Some 36,000 runners took part as tens of thousands of others watched from the sidelines.Some runners wore black arm bands and ribbons pay tribute to victims of the Boston Marathon bombing last Monday.
Extra layers of security added by police and race organizers as a precautionary measure were also a feature.
Police said they planned to add 40 per cent more officers and extra surveillance, and police helicopters were in the air as the race got under way.
London's was the first major international marathon since the double bomb attack near the finish line in Boston. One suspect was killed during police attempts to capture him, while a second was later arrested.

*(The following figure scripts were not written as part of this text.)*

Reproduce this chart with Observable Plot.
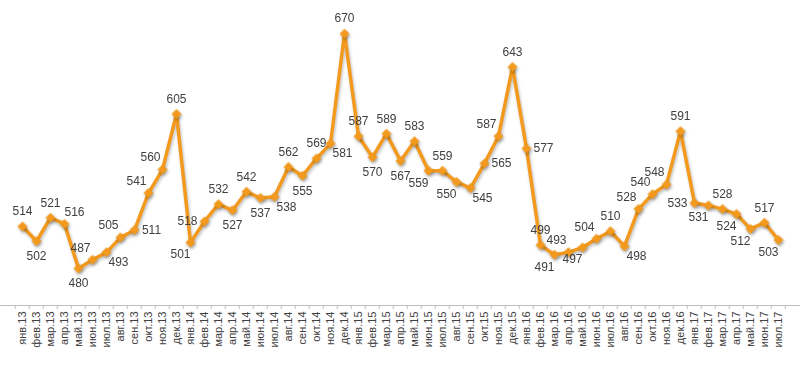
<!DOCTYPE html>
<html>
<head>
<meta charset="utf-8">
<script src="https://cdn.jsdelivr.net/npm/d3@7"></script>
<script src="https://cdn.jsdelivr.net/npm/@observablehq/plot@0.6"></script>
<style>
  html, body { margin: 0; padding: 0; background: #fff; }
  #chart svg { display: block; }
  #chart g[aria-label="line"] { filter: drop-shadow(1px 2px 1.5px rgba(0,0,0,0.25)); }
  #chart g[aria-label="dot"] { filter: drop-shadow(1px 2px 1.5px rgba(0,0,0,0.3)); }
</style>
</head>
<body>
<div id="chart"></div>
<script>
const months = [
  "янв.13","фев.13","мар.13","апр.13","май.13","июн.13","июл.13","авг.13","сен.13","окт.13","ноя.13","дек.13",
  "янв.14","фев.14","мар.14","апр.14","май.14","июн.14","июл.14","авг.14","сен.14","окт.14","ноя.14","дек.14",
  "янв.15","фев.15","мар.15","апр.15","май.15","июн.15","июл.15","авг.15","сен.15","окт.15","ноя.15","дек.15",
  "янв.16","фев.16","мар.16","апр.16","май.16","июн.16","июл.16","авг.16","сен.16","окт.16","ноя.16","дек.16",
  "янв.17","фев.17","мар.17","апр.17","май.17","июн.17","июл.17"
];
const values = [
  514, 502, 521, 516, 480, 487, 493, 505, 511, 541, 560, 605,
  501, 518, 532, 527, 542, 537, 538, 562, 555, 569, 581, 670,
  587, 570, 589, 567, 583, 559, 559, 550, 545, 565, 587, 643,
  577, 499, 491, 493, 497, 504, 510, 498, 528, 540, 548, 591,
  533, 531, 528, 524, 512, 517, 503
];
// side of the point where each data label sits (t=top, b=bottom, l=left, r=right)
const labelSide = [
  "t","b","t","tr","b","tl","br","tl","r","tl","tl","t",
  "bl","l","t","b","t","b","br","t","b","t","br","t",
  "t","b","t","b","t","bl","t","bl","br","r","tl","t",
  "r","t","bl","tl","bl","tl","t","br","tl","tl","tl","t",
  "l","bl","t","bl","bl","t","bl"
];

const data = months.map((m, i) => ({month: m, value: values[i], side: labelSide[i]}));

const W = 800, H = 366;
const yMin = 450, yMax = 696;
const marginTop = 1, marginBottom = 61;
const pxPerUnit = (H - marginTop - marginBottom) / (yMax - yMin);
const step = W / months.length;
const color = "#F39A1E";
const labelColor = "#404040";
const offsets = {
  t: [0, -15], b: [0, 15], l: [-17, 0], r: [17, 0],
  tl: [-12, -12], tr: [10, -12], bl: [-10, 12], br: [12, 10]
};

const labelMarks = Object.entries(offsets).map(([side, [dx, dy]]) =>
  Plot.text(data.filter(d => d.side === side), {
    x: "month", y: "value", text: d => String(d.value),
    dx, dy, fill: labelColor, fontSize: 12
  })
);

const chart = Plot.plot({
  width: W,
  height: H,
  marginLeft: 0,
  marginRight: 0,
  marginTop,
  marginBottom,
  style: {fontFamily: "Arial, 'Liberation Sans', sans-serif", fontSize: "11px", color: "#404040", background: "#fff"},
  x: {type: "band", domain: months, padding: 0, tickSize: 0, tickRotate: -90, tickPadding: 6, label: null},
  y: {domain: [yMin, yMax], axis: null},
  marks: [
    Plot.ruleY([yMin], {stroke: "#bfbfbf", strokeWidth: 1}),
    Plot.ruleX(months, {x: d => d, y1: yMin, y2: yMin - 4 / pxPerUnit, dx: -step / 2, stroke: "#bfbfbf"}),
    Plot.ruleX([months[months.length - 1]], {x: d => d, y1: yMin, y2: yMin - 4 / pxPerUnit, dx: step / 2 - 0.5, stroke: "#bfbfbf"}),
    Plot.line(data, {x: "month", y: "value", stroke: color, strokeWidth: 3.5, strokeLinejoin: "round"}),
    Plot.dot(data, {x: "month", y: "value", symbol: "diamond2", r: 4.5, fill: color, stroke: "none"}),
    ...labelMarks
  ]
});
document.getElementById("chart").appendChild(chart);
</script>
</body>
</html>
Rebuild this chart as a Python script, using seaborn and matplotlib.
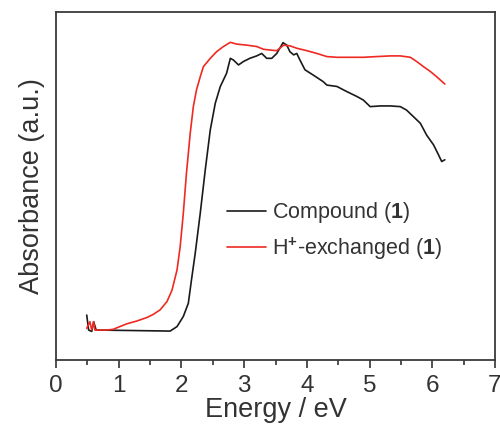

London police and organizers said the extra measures would assure safety at the starting and finishing points of the popular event, which usually draws tens of thousands of fans to the city streets.
Victims of Boston bombing honoured
A 30-second moment of silence was held before the start of the event to honor those injured in the Boston Marathon. In addition, the marathon organizers plan to donate money to a Boston fund set up to help victims there.
The Monday bombing there left three people dead and more than 170 injured, including many who are still hospitalized. In addition, a policeman was killed during the search for the two suspected bombers.
Runner Martin Connell, 42, wore a picture of 8-year-old Boston bombing victim Martin Richard on his jersey in tribute to his young namesake.
"It's a sign of peace and goodwill," said the runner, an IT worker from near Liverpool.
The organizers of the London Marathon said they did not consider cancelling the event, which is a highlight of the sporting calendar.
Priscah Jeptoo of Kenya won the women's race in a time of 2:20:1.
The men's race was won by Ethiopia's Tsegaye Kebede in a time of 2:06:03.